La vieja Europa toma su nombre de la bella princesa fenicia amada por Zeus. El dios conquistó su confianza metamorfoseado en un resplandeciente toro blanco. En cambio, Europa fue raptada y conducida por Zeus hasta Creta a través del mar; la voluntad divina quiso mudar su destino.

Actualmente, Europa se encuentra en una encrucijada, se enfrenta a una situación inédita que obliga a reflexionar sobre cual habrá de ser su papel en el nuevo orden internacional. Voces autorizadas claman por la preponderancia de Europa ante la incertidumbre que se cierne sobre el continente merced a la nueva política estadounidense.

Donald Trump ya ha revelado su intención de modificar sus relaciones con Europa, tanto en materia de defensa como en el ámbito comercial, con el posible abandono del tratado de libre comercio euroamericano.

El «brexit», ha obtenido el respaldo fáctico del presidente electo con la recepción de Nigel Farage, el primer foráneo recibido en la Torre Trump: un raro honor inmortalizado en una fotografía sobre fondo áureo. A buen seguro, Trump utilizará «su dorado» particular como reclamo para los populistas euroescépticos. Bien es sabido que para forjar alianzas inquebrantables basta con identificar un enemigo común de cierta enjundia.

Acaso sea última oportunidad para el continente. Tal vez haya llegado el momento de plantear si ese proyecto supranacional es aún una utopía posible; si verdaderamente avanzamos hacia una integración económica, política, social y jurídica, o si, nos hemos quedado en la mitad del recorrido.

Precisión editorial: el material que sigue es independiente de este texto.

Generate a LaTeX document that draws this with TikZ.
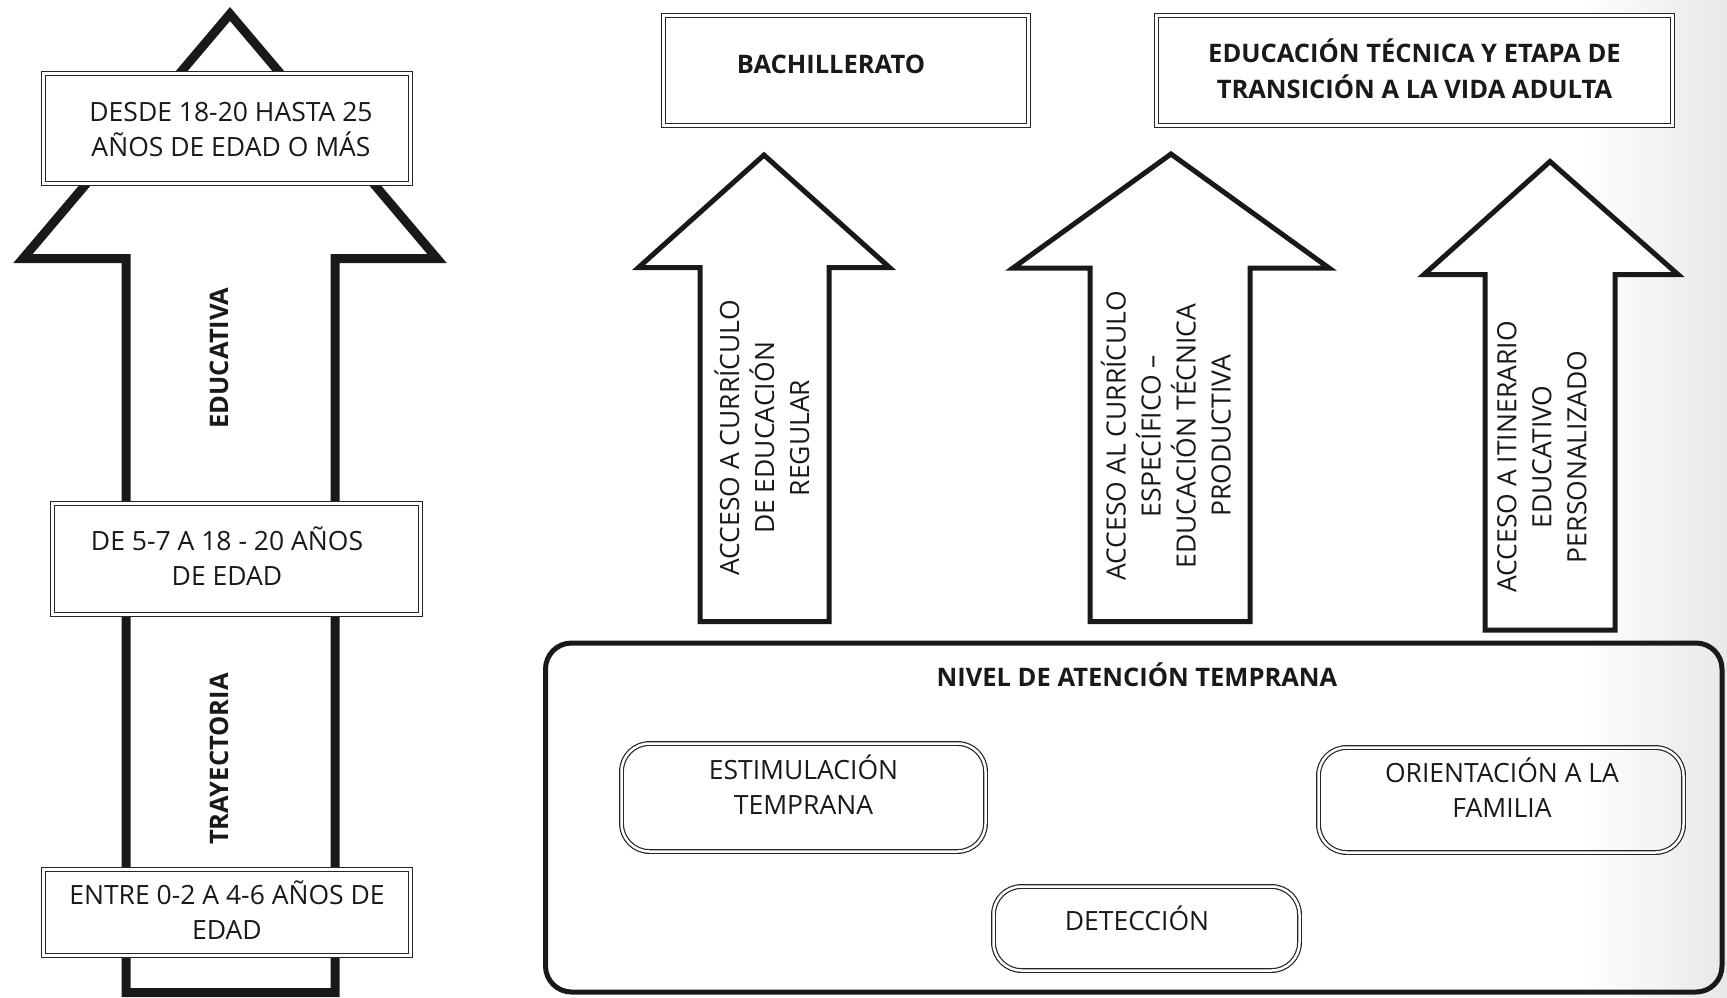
\documentclass[tikz,border=0pt]{standalone}
\usepackage{fontspec}
\setmainfont{Open Sans}
\usepackage{tikz}
\usetikzlibrary{positioning,calc}
\pgfdeclarelayer{bg}
\pgfsetlayers{bg,main}

\tikzset{
  bigarrow/.style={draw=black!90, line width=9pt, fill=white},
  uparrow/.style={draw=black!90, line width=5pt, fill=white},
  agebox/.style={draw=black!85, line width=1.2pt, double=white, double distance=2.5pt, fill=white, inner sep=0pt},
  stagebox/.style={agebox, rounded corners=28pt, fill=none},
  levelframe/.style={draw=black!90, line width=5pt, rounded corners=26pt, inner sep=0pt},
  plaintxt/.style={font=\fontsize{26.5}{35}\selectfont, text=black!90, align=center, inner sep=0pt},
  boldtxt/.style={font=\fontsize{25.5}{36}\selectfont\bfseries, text=black!90, align=center, inner sep=0pt}
}

\begin{document}
\begin{tikzpicture}[x=1pt, y=-1pt]
    \useasboundingbox (0,0) rectangle (1727,997);
    \begin{pgfonlayer}{bg}    % grey fade on the right edge
        \shade[left color=white, right color=black!9] (1580,0) rectangle (1727,997);
    \end{pgfonlayer}

    % trayectoria educativa
    \draw[bigarrow] (230,14) -- (437,258.5) -- (335,258.5) -- (335,992.5)
        -- (126,992.5) -- (126,258.5) -- (23,258.5) -- cycle;
    \node[agebox, minimum width=367pt, minimum height=110pt] (adult) at (227,128.5) {};
    \node[agebox, minimum width=368pt, minimum height=111pt] (school) at (236.5,559) {};
    \node[agebox, minimum width=367pt, minimum height=86pt] (infant) at (227,912.5) {};
    \node[plaintxt] (adultT) at (231,130) {DESDE 18-20 HASTA 25\\AÑOS DE EDAD O MÁS};
    \node[plaintxt] (schoolT) at (227,556) {DE 5-7 A 18 - 20 AÑOS\\DE EDAD};
    \node[plaintxt] (infantT) at (227,910) {ENTRE 0-2 A 4-6 AÑOS DE\\EDAD};
    \node[boldtxt, rotate=90] (educativa) at (219,358) {EDUCATIVA};
    \node[boldtxt, rotate=90] (trayectoria) at (219,759) {TRAYECTORIA};

    % salidas
    \node[agebox, minimum width=365pt, minimum height=110pt] (bach) at (846,70.5) {};
    \node[agebox, minimum width=516pt, minimum height=110pt] (tecnica) at (1414.5,70.5) {};
    \node[boldtxt] (bachT) at (831,64) {BACHILLERATO};
    \node[boldtxt] (tecnicaT) at (1414.5,69) {EDUCACIÓN TÉCNICA Y ETAPA DE\\TRANSICIÓN A LA VIDA ADULTA};

    % accesos
    \draw[uparrow] (764,155) -- (889.5,267.5) -- (829,267.5) -- (829,621.5)
        -- (700,621.5) -- (700,267.5) -- (638.5,267.5) -- cycle;
    \draw[uparrow] (1171,154) -- (1329,268) -- (1250,268) -- (1250,621.5)
        -- (1090,621.5) -- (1090,268) -- (1013,268) -- cycle;
    \draw[uparrow] (1550,161.5) -- (1678,274.5) -- (1615,274.5) -- (1615,630)
        -- (1485,630) -- (1485,274.5) -- (1424,274.5) -- cycle;
    \node[plaintxt, rotate=90] (regular) at (762,438) {ACCESO A CURRÍCULO\\DE EDUCACIÓN\\REGULAR};
    \node[plaintxt, rotate=90] (especifico) at (1166,436) {ACCESO AL CURRÍCULO\\ESPECÍFICO –\\EDUCACIÓN TÉCNICA\\PRODUCTIVA};
    \node[plaintxt, rotate=90] (itinerario) at (1542,457) {ACCESO A ITINERARIO\\EDUCATIVO\\PERSONALIZADO};

    % atencion temprana
    \node[levelframe, minimum width=1176.5pt, minimum height=349pt] (nivel) at (1133.75,817.5) {};
    \node[boldtxt] (nivelT) at (1137,675) {NIVEL DE ATENCIÓN TEMPRANA};
    \node[stagebox, minimum width=364pt, minimum height=108pt] (estim) at (803.5,797.5) {};
    \node[stagebox, minimum width=365pt, minimum height=105pt] (orient) at (1501,800) {};
    \node[stagebox, minimum width=306pt, minimum height=84pt] (detec) at (1146.5,928.5) {};
    \node[plaintxt] (estimT) at (803.5,784.5) {ESTIMULACIÓN\\TEMPRANA};
    \node[plaintxt] (orientT) at (1502,787.5) {ORIENTACIÓN A LA\\FAMILIA};
    \node[plaintxt] (detecT) at (1137,918) {DETECCIÓN};
\end{tikzpicture}
\end{document}
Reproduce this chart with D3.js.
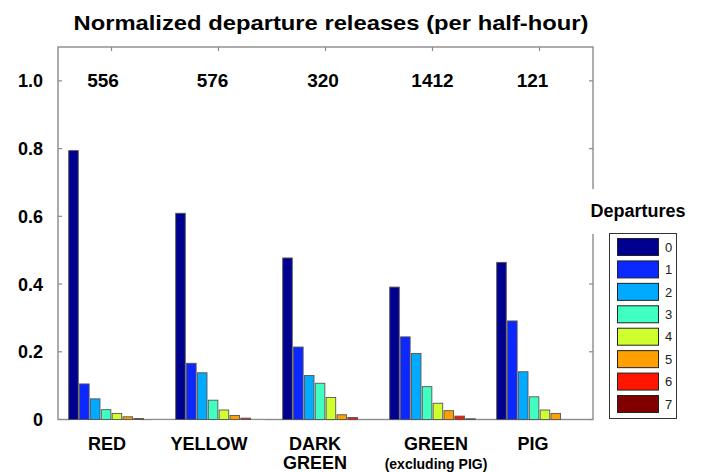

El proceso de construcción europea no ha culminado, quien sabe si por la crisis. No se ha podido izar la bandera como acostumbra a hacerse cuando se alcanza la cima de un edificio en construcción. La bandera de las doce estrellas todavía no ondea en plenitud.

Europa es la suma de naciones diversas. El avance definitivo hacia la configuración de los estados unidos de Europa parece haber quedado en suspenso. Necesitamos una identidad europea incontestable, superadora de particularismos, pero al mismo tiempo integradora de las identidades nacionales. Sólo hay un modo de obtener esa identidad europea, y es mediante la toma de conciencia de que debemos preservar nuestros valores comunes, la defensa a ultranza de lo que nos es esencial: la democracia, la libertad, la justicia, la igualdad entre mujeres y hombres, la pluralidad lingüística y cultural, y la solidaridad. Hemos de contribuir diariamente y con decisión al fortalecimiento de este acervo común. Solo de esta manera la construcción europea se asentará sobre sólidos cimientos, solo entonces la ciudadanía de los países miembros exhibirá orgullosamente su ciudadanía europea.

Tanto se había hablado de la decadencia de Europa que hemos terminado por creerlo, los propios europeos vivimos instalados en el puro descontento, en un continuo cuestionamiento de lo nuestro. No debemos, no podemos, permanecer impasibles ante la radical transformación de nuestro modo de vivir y de pensar. Hemos de tomar conciencia de lo que implica ser europeos, de los derechos entraña, pero también de los deberes que implica. Al final, todo se resume en una simple cuestión: la defensa común de las grandes ideas de la humanidad. Tales ideas han cristalizado en un modelo de sociedad característico y propio, resultado de una herencia secular, entroncada con la cultura y con la civilización, entendidas en su más amplio sentido.

¿Todavía queremos ser Europa? Si la respuesta es positiva, urge entonces la creación de un espacio común que ofrezca a sus ciudadanos algo más de lo que sus propias naciones les ofrecen: prosperidad, protección y seguridad. Si la respuesta es positiva, urge también diseñar una política común en cuestiones clave (defensa, energía, política migratoria, terrorismo, etc.) que contribuya al fortalecimiento del proyecto europeo, con una única voz que merezca ser escuchada.

Si todavía ambicionamos ser Europa, debemos apresurarnos porque el tiempo apremia.

«Se está haciendo cada vez más tarde», titulaba Tabucchi su ejemplar novela epistolar. También se le hizo demasiado tarde a la bella Europa cuando se encaramó insensatamente a lomos del divino toro. Tauro, la constelación en la que se convirtió después, prestó doce estrellas para que resplandecieran sobre el azul cielo de la bandera del continente homónimo, y las Pléyades, personificadas en Juan Luis Vives o Erasmo de Rotterdam, le fueron concedidas a Europa para configurar su noción.

Después de los denodados esfuerzos que hicieron germinar la idea de Europa, no deberíamos permitir que el mito se convirtiera en una alegoría premonitora y trágica del rapto de nuestro presente y de nuestro futuro.